Noted actor and stage director Charles Laughton sadly did not live to see his only film as director receive its complete reappraisal and entry into the canon. Luckily for history, he saved his sketches, memos, and critically, hours of rushes. Nearly five decades later, film archivist Robert Gitt assembled these materials into the feature-length documentary Charles Laughton Directs The Night of the Hunter(available on the 2010 Criterion Collection edition). No mere making-of, compilation of deleted scenes, or blooper reel; but rather a fascinating dive into the process that led to a masterpiece.

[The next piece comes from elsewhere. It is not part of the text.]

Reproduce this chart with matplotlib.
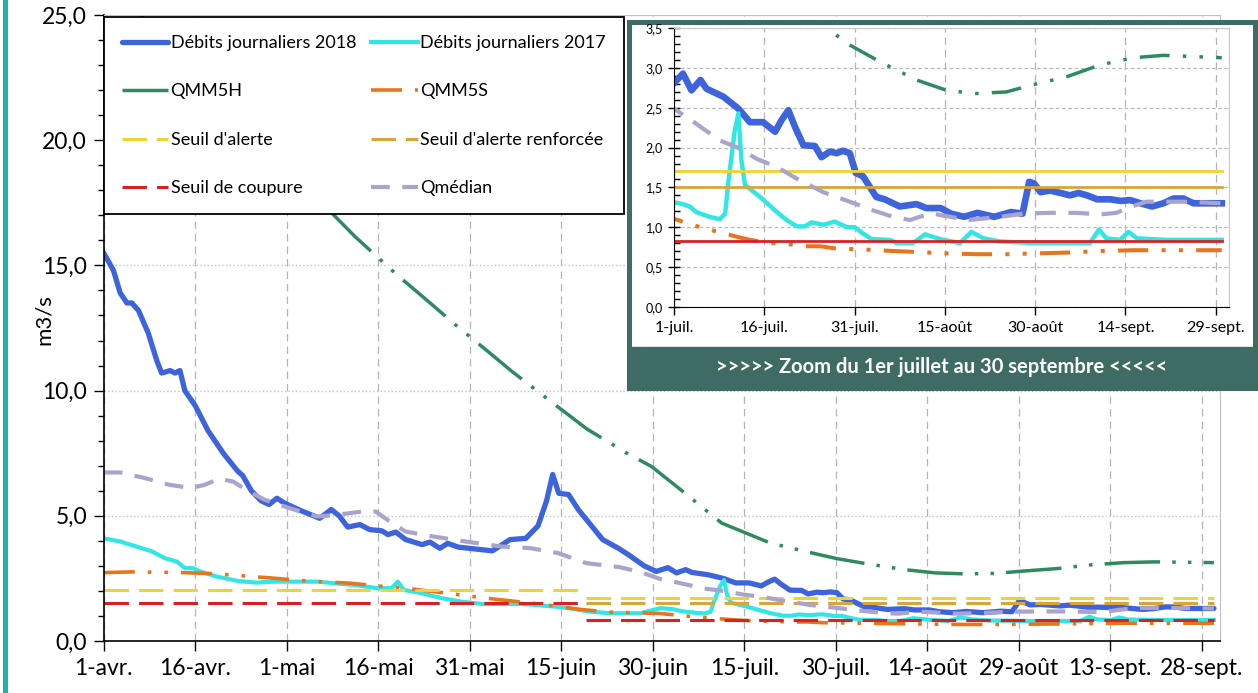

Charles Laughton The Night of the Hunter
Charles Laughton directs The Night of the Hunter

The two-and-a-half-hour treasure trove is perhaps a bit much for the casual fan to absorb, but it’s full of revelatory moments both extraordinary and mundane. In the latter category, it’s bemusing to watch Laughton struggle to coax a performance out of the very young Sally Jane Bruce, who was perhaps better suited to a Shirley Temple-like cutesy comedy. He seems to have also struggled to communicate with Shelly Winters (who, incidentally, between this and Lolita (1962), seems typecast as the doomed, sexually frustrated widow who makes poor choices when it comes to second husbands). Robert Mitchum delivered a remarkably un-vain performance, creating one of cinema’s most terrifying monsters in the sociopathic Reverend Powell. The documentary reveals that Mitchum essentially arrived with the character fully-formed, and Laughton didn’t have to give him much direction. But the film also pierces this bubble slightly: it’s disconcerting to see him josh around after missing a cue (“I would if I could remember my line”).

The Night of the Hunter is so gorgeously designed, lit, shot, and edited that it’s tempting to suspect that perhaps Laughton was great with actors but maybe less of a singular cinema auteur. History lionizes the fabled total control of the likes of Hitchcock and Welles, but Laughton’s single film tempts the suspicion that his collaborators were the true authors. It is true that novelist Davis Grubb provided concept art, but this documentary makes clear Laughton brought the full power of his theatrical staging talent to the Expressionist-inspired visual design of the film. But he did not merely draw upon the past, for his film is ahead of its time in its employ of bold jump cuts and striking aerial shots. He also modestly declined a deserved co-writer credit, and even acted offscreen throughout.

Shelly Winters in The Night of the Hunter
Like something out of David Lynch’s Twin Peaks, even The Night of the Hunter’s crime scenes are beautiful

This exhaustive examination can illuminate the remarkable making of a classic, but the finished film itself retains its aura as something special, mysteriously powerful, and certainly more than the sum of the ephemera that Laughton left behind. Like its unforgettable antagonist, The Night of the Hunter is dark, pitiless, and gruesome. The initial list of ingredients is very film noir, with shoot-first cops and desperate robbers, escaped convicts and gullible widows, and a classic macguffin in the form of literal buried treasure. But the bulk of the action quickly veers into territory uncommon for noirs: a condemnation of insincere evangelical mania, and a surreal journey into hell by two homeless orphans pursued by a primal archetype, all while slowly starving to death.

The Night of the Hunter
The visual design of The Night of the Hunter drew from German Expressionism

In that respect The Night of the Hunter portends the similarly harrowing Grave of the Fireflies (1988). It does, however, pull back from the brink of pure nihilism with its concluding paean to the resilience of children to abide and endure, while allowing for a hint of lasting trauma in the famous line “It’s a hard world for little things”, and in a heartbreakingly sincere exchange of gifts.

In our #metoo era in which we are more conscious than ever of male abuse and gaslighting, including reexamining classic Hollywood film plots. The Night of the Hunter holds up well in our present, and it’s hugely empowering to see Lillian Gish as a formidable woman that isn’t fooled for one moment by the villain. She is the perfect archetypal mother figure, protector and nurturer of children, to counter and negate the masculine monster. She confronts him with the most emblematically male, violent, and dare I say phallic of movie props: a gun, but defeats him in the most emasculating way of all, by revealing him as pitiful.